How to separate cubic equations into two conic sections: Deep dive into Omar Khayyam

Question

Lots of people have asked how to use Khayyam's method but I am studying for my dissertation so really need to understand the why. What I really don't understand/ can't find useful proofs for is how he separated cubic equations into two conic sections. A work I have been using to gain a preliminary understanding is 'Omar Khayyam: Geometric Algebra and Cubic Equations' by Siadat and Tholen (https://doi.org/10.1080/10724117.2020.1770495) which gives a quick breakdown of equations of the form x^3 + bx = c into a semicircle and a parabola but it does not explain how Khayyam came to centre the semicircle at (r,0) or why the parabola is of the form y = x^2/sqrt(b), or even why he chose a semicircle and parabola in the first place, apart from that the maths simply works. I know that he built off of the works of menaechmus if that is relevant?

Any good references anyone knows or if anyone knows how I should go about trying to prove equations of differing forms would be really helpful, thanks!

Answer 1

It is a very simple trick. I’m not sure where you (or Khayyam) are getting a semicircle from but here is the idea how to get two conics.

Assume that you want to solve the cubic $ x^3 + ax^2 + bx + c = 0 $. Set $ y $ to be $ x^2 $. Then your equation becomes $ xy + ay + bx + c = 0 $ which is the same as $ (x+a)(y+b) = ab - c $ which is a hyperbola. Remembering that we have $ y = x^2 $ which is a parabola, we see that the roots of the original cubic are just the $ x $-coordinates of the points of intersection of that hyperbola with the parabola.

Answer 2

Here's how to deal with the particular case $x^3+bx=c$, which was solved by Khayyam from the intersection of a parabola and a circle.

First of all, we can multiply the above equation by $x$ (this will introduce the spurious solution $x=0$) obtaining: $$ \tag{1} x^4+bx^2=cx. $$

If we set now $$ \tag{2} x^4= b y^2, $$ and substitute that into equation $(1)$, we get: $$ \tag{3} by^2+bx^2={c}x, $$ which is the equation of a circle, centred at $\big(c/(2b),0\big)$ and passing through the origin.

On the other hand, equation $(2)$ is the square of $$ \tag{4} y={x^2\over\sqrt b}, $$ (we must keep in mind that $b$, $c$ and $x$ are all positive quantities for Khayyam), which is the equation of a parabola, with vertex at the origin. Hence $(1)$ is equivalent to the system of equations $(3)$ and $(4)$.
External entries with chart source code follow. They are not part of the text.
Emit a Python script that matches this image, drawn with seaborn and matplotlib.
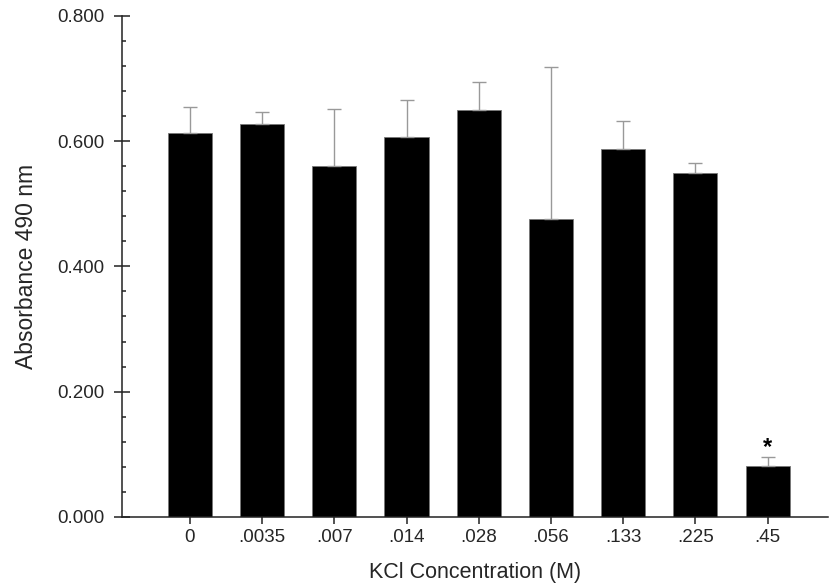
import matplotlib
matplotlib.use("Agg")
import matplotlib.pyplot as plt
from matplotlib.ticker import MultipleLocator, FormatStrFormatter
import seaborn as sns
import pandas as pd

# KCl concentration series (M) and mean absorbance at 490 nm
concentrations = ["0", ".0035", ".007", ".014", ".028", ".056", ".133", ".225", ".45"]
absorbance = [0.613, 0.627, 0.560, 0.606, 0.650, 0.476, 0.587, 0.549, 0.081]
# upper error (SD) for each concentration
sd = [0.041, 0.020, 0.091, 0.059, 0.045, 0.242, 0.045, 0.016, 0.015]
significant = [False, False, False, False, False, False, False, False, True]

df = pd.DataFrame({"KCl": concentrations, "Absorbance": absorbance, "SD": sd})

sns.set_style("ticks")
plt.rcParams["font.family"] = ["Liberation Sans", "DejaVu Sans"]

fig = plt.figure(figsize=(8.30, 5.88), dpi=100)
ax = fig.add_axes([0.147, 0.121, 0.850, 0.852])

sns.barplot(data=df, x="KCl", y="Absorbance", order=concentrations,
            color="black", width=0.61, errorbar=None, ax=ax,
            edgecolor="#777777", linewidth=0.6, saturation=1)

# upper-only error bars
xs = list(range(len(concentrations)))
ax.errorbar(xs, df["Absorbance"], yerr=[[0] * len(sd), df["SD"]],
            fmt="none", ecolor="#999999", elinewidth=1.0, capsize=5,
            capthick=1.0, zorder=1)

# significance marker above the error bar
for x, y, e, sig in zip(xs, absorbance, sd, significant):
    if sig:
        ax.annotate("*", xy=(x, y + e), xytext=(0, 6.5),
                    textcoords="offset points", ha="center", va="center",
                    fontsize=17, fontweight="bold", color="black")

ax.set_xlim(-0.94, 8.83)
ax.set_ylim(0, 0.8)
ax.yaxis.set_major_locator(MultipleLocator(0.2))
ax.yaxis.set_minor_locator(MultipleLocator(0.04))
ax.yaxis.set_major_formatter(FormatStrFormatter("%.3f"))

sns.despine(ax=ax)
for side in ("left", "bottom"):
    ax.spines[side].set_linewidth(1.1)
    ax.spines[side].set_color("#222222")

ax.tick_params(axis="y", which="major", direction="inout", length=11.5,
               width=1.1, labelsize=13.5, color="#222222", pad=7)
ax.tick_params(axis="y", which="minor", direction="in", length=3,
               width=1.1, color="#222222")
ax.tick_params(axis="x", which="major", direction="out", length=5,
               width=1.1, labelsize=13.5, color="#222222", pad=4)

ax.set_xlabel("KCl Concentration (M)", fontsize=15.5, labelpad=11)
ax.set_ylabel("Absorbance 490 nm", fontsize=16.5, labelpad=14)

fig.savefig("out.png", dpi=100)
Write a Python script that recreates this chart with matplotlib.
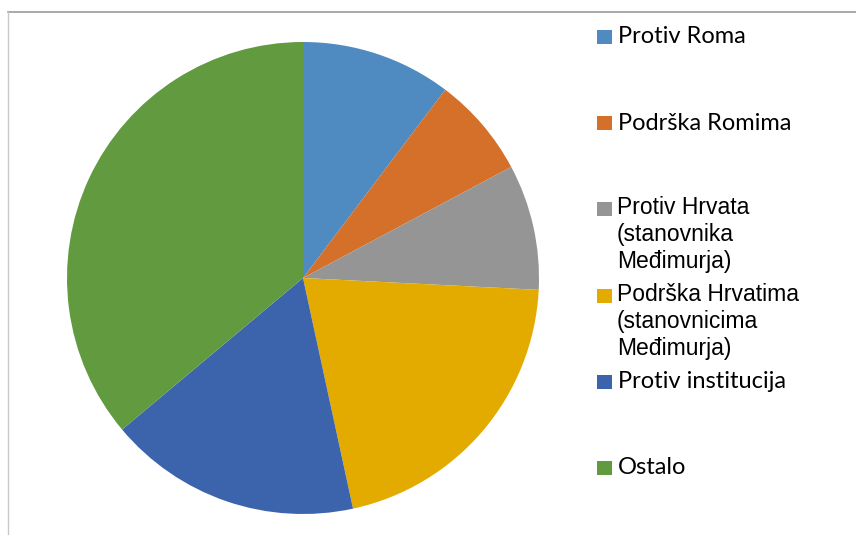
import matplotlib
matplotlib.use("Agg")
import matplotlib.pyplot as plt
from matplotlib.patches import Rectangle

# slice shares in percent
labels = ["Protiv Roma", "Podrška Romima",
          "Protiv Hrvata\n(stanovnika\nMeđimurja)",
          "Podrška Hrvatima\n(stanovnicima\nMeđimurja)",
          "Protiv institucija", "Ostalo"]
shares = [10.3, 6.9, 8.6, 20.8, 17.3, 36.1]
colors = ["#4f8ac0", "#d4702a", "#959595", "#e3aa00", "#3c64ad", "#629b3f"]
# the two long labels are set in a different (Arial-like) font in the original
wide_font = [False, False, True, True, False, False]

W, H = 856, 535
fig = plt.figure(figsize=(W / 100, H / 100), dpi=100)

# grey chart frame (open at right and bottom)
fig.add_artist(plt.Line2D([8 / W, 1], [1 - 12 / H, 1 - 12 / H], color="#9a9a9a", lw=1.2))
fig.add_artist(plt.Line2D([8 / W, 8 / W], [0, 1 - 12 / H], color="#c8c8c8", lw=1.0))

cx, cy, r = 303, 278, 236
ax = fig.add_axes([(cx - r) / W, (H - cy - r) / H, 2 * r / W, 2 * r / H])
ax.pie(shares, colors=colors, startangle=90, counterclock=False,
       radius=1, wedgeprops=dict(linewidth=0))
ax.set_xlim(-1, 1)
ax.set_ylim(-1, 1)
ax.set_aspect("auto")
ax.axis("off")

# legend built by hand to match the spacing of the original
for i, (lab, col, wide) in enumerate(zip(labels, colors, wide_font)):
    y = 37 + i * 86.2
    fig.add_artist(Rectangle((597 / W, 1 - (y + 7) / H), 15 / W, 14 / H,
                             transform=fig.transFigure, color=col, lw=0))
    if wide:
        fig.text(617 / W, 1 - (y - 13) / H, lab, fontsize=16.5,
                 family="Liberation Sans", va="top", ha="left",
                 linespacing=1.22, color="black")
    else:
        fig.text(618 / W, 1 - y / H, lab, fontsize=17,
                 family="Lato", va="center", ha="left", color="black")

fig.savefig("out.png", dpi=100)
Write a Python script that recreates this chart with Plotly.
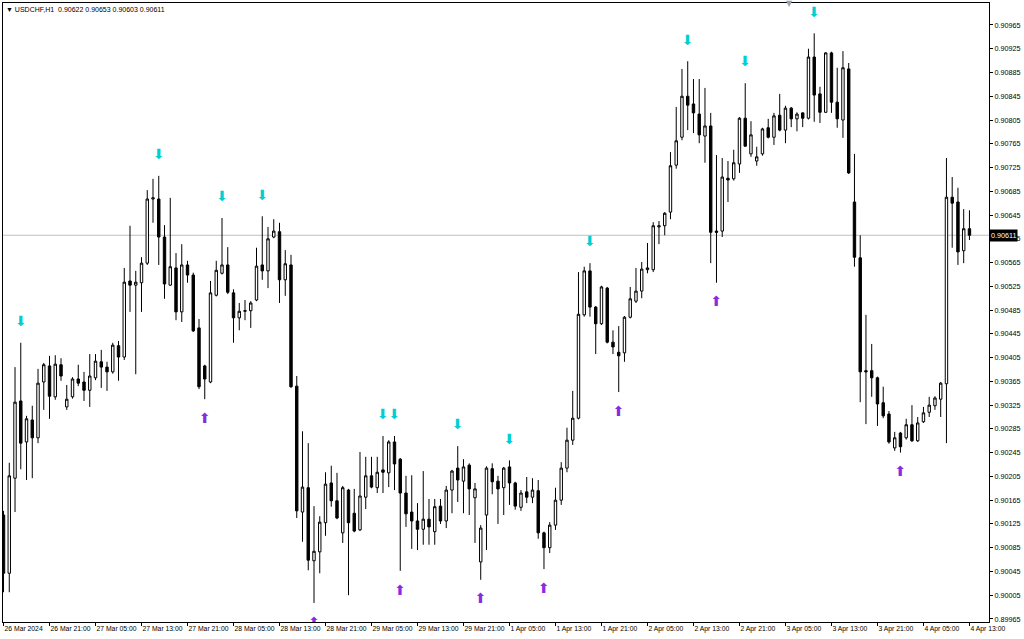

Parabola and circle meet at $(0,0)$, which is the spurious solution introduced when we multiplied the original equation by $x$, and at another point, whose abscissa is the desired solution of the original equation.

EDIT.

Case $x^3+c=bx$ can be solved by repeating the same steps as above: the solution is then found from the intersection of parabola $(4)$ with a rectangular hyperbola whose equation is $bx^2-by^2=cx$.

Case $x^3+ax^2=c$ is solved by Khayyam again intersecting a parabola and a hyperbola. Set $h=\root3\of c$ and multiply the equation by $h$, obtaining: $$ hx^2(x+a)=h^4. $$ Setting $$ h(x+a)=y^2, $$ which is the equation of a parabola, and substituting into the preceding equation one gets: $$ x^2y^2=h^4, $$ which is the squared equation of a rectangular hyperbola.